A girl’s band show that takes some familiar steps seen in other similar shows. Question is what it did with the familiar tropes. Let us find out as we take a look at BanG Dream!
Genres: Comedy, Drama
Themes: Bands, Music, School, School Life
Number of Episodes: 13
Plot Summary: The series revolves around Kasumi Toyama, a high school student with a happy-go-lucky personality. She is initially excited that she got admitted into a prestigious high school. But in reality, she is actually looking for the “Star Beat”, a sparkling and exciting sound which she heard while looking up at the night sky during her childhood days. Ever since then, she is constantly searching for something that will stir her spirits up.
One day, while returning from school, she comes across a pawn shop owned by one of her classmates. In the storage area, she finds a strange star-shaped guitar with glittery stickers on it.

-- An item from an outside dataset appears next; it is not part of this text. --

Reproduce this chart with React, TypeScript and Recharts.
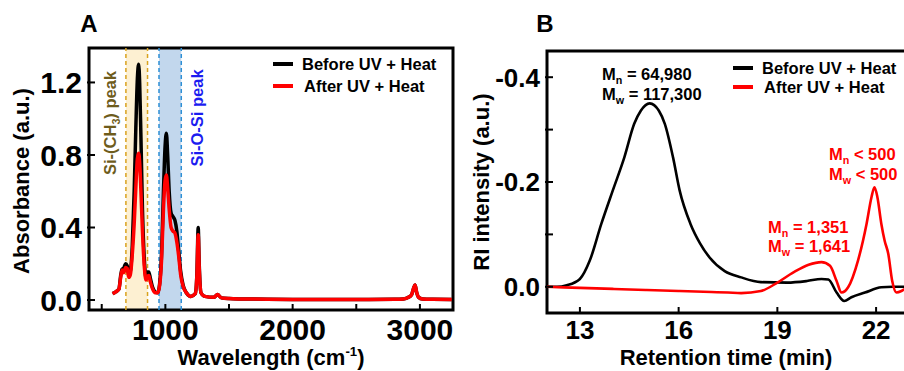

Without knowing, she immediately decides to form a band after witnessing the performance of “Glitter * Green” at a live house.
The best way to describe BanG Dream!’s animated debut as a whole is an origin story: How the band got together essentially. As mentioned in the introduction this show has elements/tropes to other shows with similar premises shows such as Love Live! Some of the character arcs will seem very familiar to viewers and this could irk some of them. While not a ripoff by any means there are times throughout the show that viewers who have seen any of the two Love Live! entries in particular will tell themselves, “I have seen this before”. Again whether this is a good or bad thing depends on the viewer.

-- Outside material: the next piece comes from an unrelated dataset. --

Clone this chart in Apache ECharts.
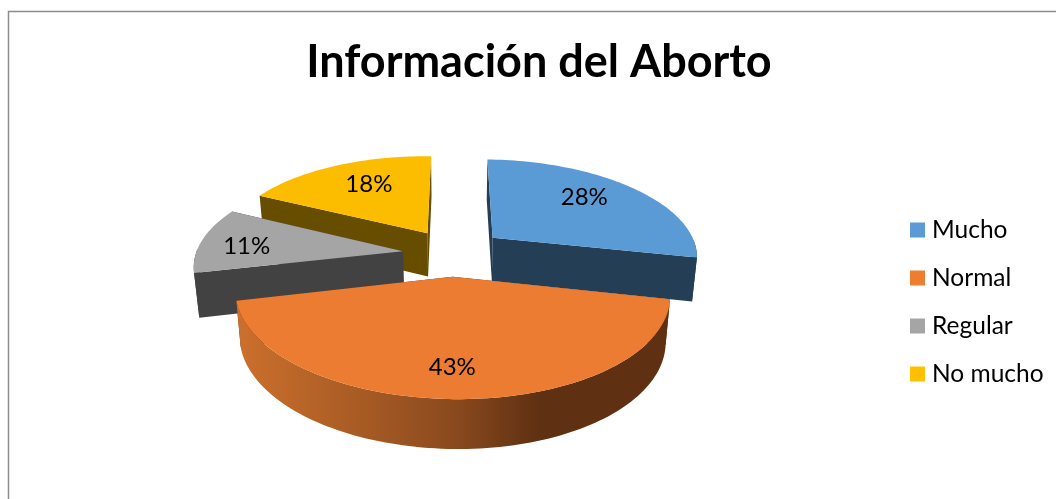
<!DOCTYPE html>
<html>
<head>
<meta charset="utf-8">
<title>Información del Aborto</title>
<script src="https://cdn.jsdelivr.net/npm/echarts@6/dist/echarts.min.js"></script>
<style>
  html, body { margin: 0; padding: 0; background: #fff; overflow: hidden; }
  #chart { width: 1056px; height: 499px; }
</style>
</head>
<body>
<div id="chart"></div>
<script>
var categories = ['Mucho', 'Normal', 'Regular', 'No mucho'];
var values = [28, 43, 11, 18];
var topColors = ['#5B9BD5', '#EB7C31', '#A5A5A5', '#FCBD00'];
var legendColors = ['#5B9BD5', '#ED7D31', '#A5A5A5', '#FFC000'];
var sideColors = ['#243E56', '#5F3012', '#424242', '#664D00'];
var labelRadius = [145, 159, 158, 141];
var labelNudge = [-4.6, 2, -3, 3.3];
// small screen shifts per slice, the simple camera does not land them exactly
var shiftX = [0, -2.5, 1, 1];
var shiftY = [0, 0, 2, 1];
// back slices get painted first
var paintOrder = [3, 2, 0, 1];

var CX = 453.5;
var CY = 252;
var RADIUS = 206;
var EXPLODE = 52;
var TILT = 0.459;
var PERSP = 0.000756;
var ROLL = 0.012;
var DEPTH = 44;
var DEPTH_PERSP = 0.55;
var BASE_SHRINK = 0.98;
var FONT = 'Lato, "Open Sans", sans-serif';

function sliceStart(idx) {
  var sum = 0;
  for (var i = 0; i < idx; i++) sum += values[i];
  return sum / 100 * 360;
}

function rad(deg) { return deg * Math.PI / 180; }

// ground plane (x to the right, z toward the viewer) to screen
function project(x, z, isBase) {
  var f = 1 / (1 - PERSP * z);
  var sx = x * f;
  var sy = TILT * z * f + ROLL * sx;
  if (isBase) {
    sx *= BASE_SHRINK;
    sy += DEPTH * (1 + (f - 1) * DEPTH_PERSP);
  }
  return [CX + sx, CY + sy];
}

function rimPoint(ox, oz, deg, r, isBase) {
  return project(ox + r * Math.sin(rad(deg)), oz - r * Math.cos(rad(deg)), isBase);
}

function arcPoints(ox, oz, from, to, isBase) {
  var pts = [];
  var steps = Math.max(2, Math.ceil((to - from) / 1.5));
  for (var i = 0; i <= steps; i++) {
    pts.push(rimPoint(ox, oz, from + (to - from) * i / steps, RADIUS, isBase));
  }
  return pts;
}

function poly(points, fill) {
  return { type: 'polygon', shape: { points: points }, style: { fill: fill } };
}

function radialFace(ox, oz, deg, fill) {
  return poly([
    project(ox, oz, false),
    rimPoint(ox, oz, deg, RADIUS, false),
    rimPoint(ox, oz, deg, RADIUS, true),
    project(ox, oz, true)
  ], fill);
}

function wallFill(idx) {
  if (idx !== 1) return sideColors[idx];
  return {
    type: 'linear', x: 0, y: 0, x2: 1, y2: 0,
    colorStops: [
      { offset: 0, color: '#CC702C' },
      { offset: 0.3, color: '#A65A24' },
      { offset: 0.5, color: '#8A4A1E' },
      { offset: 0.7, color: sideColors[1] },
      { offset: 1, color: sideColors[1] }
    ]
  };
}

function renderSlice(idx) {
  return function () {
    var start = sliceStart(idx);
    var end = start + values[idx] / 100 * 360;
    var mid = (start + end) / 2;
    var ox = EXPLODE * Math.sin(rad(mid));
    var oz = -EXPLODE * Math.cos(rad(mid));
    var children = [];

    children.push(radialFace(ox, oz, start, sideColors[idx]));
    children.push(radialFace(ox, oz, end, sideColors[idx]));

    // the rim only shows where it faces the viewer
    var wallFrom = Math.max(start, 90);
    var wallTo = Math.min(end, 270);
    if (wallTo > wallFrom) {
      var rimTop = arcPoints(ox, oz, wallFrom, wallTo, false);
      var rimBase = arcPoints(ox, oz, wallFrom, wallTo, true).reverse();
      children.push(poly(rimTop.concat(rimBase), wallFill(idx)));
    }

    var top = [project(ox, oz, false)].concat(arcPoints(ox, oz, start, end, false));
    children.push(poly(top, topColors[idx]));

    var labelPos = rimPoint(ox, oz, mid + labelNudge[idx], labelRadius[idx], false);
    children.push({
      type: 'text',
      style: {
        text: values[idx] + '%',
        x: labelPos[0],
        y: labelPos[1],
        fill: '#000',
        font: '24px ' + FONT,
        align: 'center',
        verticalAlign: 'middle'
      }
    });

    return { type: 'group', x: shiftX[idx], y: shiftY[idx], children: children };
  };
}

var chart = echarts.init(document.getElementById('chart'), null, { renderer: 'canvas' });

chart.setOption({
  animation: false,
  backgroundColor: '#fff',
  title: {
    text: 'Información del Aborto',
    left: 534,
    top: 35,
    textAlign: 'center',
    textStyle: { color: '#000', fontFamily: FONT, fontWeight: 'bold', fontSize: 45 }
  },
  legend: {
    orient: 'vertical',
    left: 910,
    top: 217.5,
    padding: 0,
    icon: 'rect',
    itemWidth: 15,
    itemHeight: 15,
    itemGap: 23,
    selectedMode: false,
    data: categories,
    textStyle: { color: '#000', fontFamily: FONT, fontSize: 24.5, lineHeight: 24, padding: [0, 0, 0, 2] }
  },
  graphic: [{
    type: 'polyline',
    silent: true,
    shape: { points: [[8.5, 499], [8.5, 11.5], [1056, 11.5]] },
    style: { fill: null, stroke: '#8C8C8C', lineWidth: 1.5 }
  }],
  series: paintOrder.map(function (idx) {
    return {
      type: 'custom',
      name: categories[idx],
      coordinateSystem: 'none',
      silent: true,
      itemStyle: { color: legendColors[idx] },
      renderItem: renderSlice(idx),
      data: [{ name: categories[idx], value: values[idx] }]
    };
  })
});
</script>
</body>
</html>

Despite the familiarity in several aspects, BanG Dream! manages take the familiar and still make it really fun to watch for people who enjoy Girls Club shows and especially girls bands shows. Both the humorous and dramatic parts are well done as the five main girls fall under familiar anime girl archetypes:
- Kasumi is the genki leader who used her magnetic charms and determination to court the others into joining/wanting her.

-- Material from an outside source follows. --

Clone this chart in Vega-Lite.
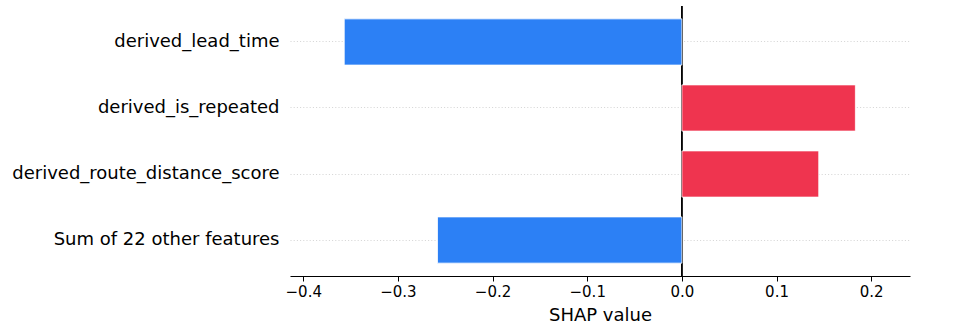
{
  "$schema": "https://vega.github.io/schema/vega-lite/v6.json",
  "autosize": {"type": "none"},
  "padding": {"left": 290, "top": 6, "right": 50, "bottom": 59},
  "width": 620,
  "height": 270,
  "background": "white",
  "config": {"view": {"stroke": null}, "font": "DejaVu Sans"},
  "data": {
    "values": [
      {"feature": "derived_lead_time", "shap": -0.3567},
      {"feature": "derived_is_repeated", "shap": 0.1833},
      {"feature": "derived_route_distance_score", "shap": 0.1446},
      {"feature": "Sum of 22 other features", "shap": -0.2582}
    ]
  },
  "layer": [
    {
      "mark": {"type": "rule", "color": "black", "strokeWidth": 1},
      "encoding": {"x": {"datum": 0, "type": "quantitative"}}
    },
    {
      "mark": {"type": "bar", "stroke": "white", "strokeOpacity": 0.8, "strokeWidth": 1},
      "encoding": {
        "y": {
          "field": "feature",
          "type": "nominal",
          "sort": null,
          "scale": {"paddingInner": 0.3, "paddingOuter": 0.195},
          "axis": {
            "title": null,
            "domain": false,
            "ticks": false,
            "labelFontSize": 18,
            "labelColor": "black",
            "labelPadding": 11,
            "labelLimit": 0,
            "labelFont": "DejaVu Sans",
            "grid": true,
            "bandPosition": 0.5,
            "gridColor": "#c8c8c8",
            "gridDash": [1, 2.2],
            "gridWidth": 0.8
          }
        },
        "x": {
          "field": "shap",
          "type": "quantitative",
          "scale": {"domain": [-0.414, 0.241], "nice": false, "zero": false},
          "axis": {
            "title": "SHAP value",
            "titleFontSize": 18,
            "titleFontWeight": "normal",
            "titleColor": "black",
            "titleFont": "DejaVu Sans",
            "titlePadding": 7,
            "values": [-0.4, -0.3, -0.2, -0.1, 0, 0.1, 0.2],
            "format": ".1f",
            "grid": false,
            "domainColor": "black",
            "domainWidth": 1.2,
            "tickColor": "black",
            "tickSize": 5,
            "tickWidth": 1,
            "labelFontSize": 15,
            "labelColor": "black",
            "labelFont": "DejaVu Sans",
            "labelPadding": 3
          }
        },
        "color": {
          "condition": {"test": "datum.shap > 0", "value": "#ef344f"},
          "value": "#2c80f5"
        }
      }
    }
  ]
}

- Arisa is a tsundere to a fault.
- Saya is the cool one who kind of reminded me of Love Live! Sunshine!’s You.
- Rimi (aka Rimi-Rin) is the cute/shy one.
- Tae (aka O-Tae) is the oddball, but not just your typical anime oddball. She is a special kind of odd.
The character development arcs for each girl is also nicely done. Some are again familiar while others such as Saya’s brought something different to the mix. The drama is effective and does not overstay its welcome.
This is another one of those shows that has a large cast but because the show mainly focuses on the five main girls they do not get much screen time. On the bright side most of said girls leave a good impression where viewers want to see more of them in the future (If the show has one). This being an origin story at its core the show does leave a few, actually one side-character in particular with her subplot unresolved. Personally this character’s subplot is not interesting so it is not a big loss.
The animation has an odd start in the first two (maybe three) episodes. I cannot quite describe what the initial issue is but watching the first couple of episodes it felt like the show skipped a lot or felt edited: The transition does not quite feel right at first. It is not a deal breaker by any means but very noticeable early on. After the second or maybe third episode the odd transitions disappear. As far as the overall animation goes it gets the job done. Like some other idol or girl band shows there is CG during performances. It is nothing new and unless this is the first idol or girl band show the viewer has picked up it should not be a major issue for veterans as they are used to it. Besides, it is not bad at all. The soundtrack and songs are also enjoyable. I like the OP most of all.
Besides Kasumi’s yuri harem power some of the other girls also have a craving for female flesh, especially one named Hina. The shipping material is solid in this one.
Overall BanG Dream is a good origin story that borrows several familiar plot elements used in other idol or girl band shows but it does a good job with what it is given to not be a major issue. The show’s enjoyment heavily depends on how accepting the viewer is of the “I’ve seen this before” moments and the not-so familiar stuff. Personally I think this series has the potential to be more than a glorified commercial for a mobile game and hopefully we will get more in the future.
PS: After watching this show viewers will either love Twinkle Twinkle Little Star more or never, ever want to hear it again.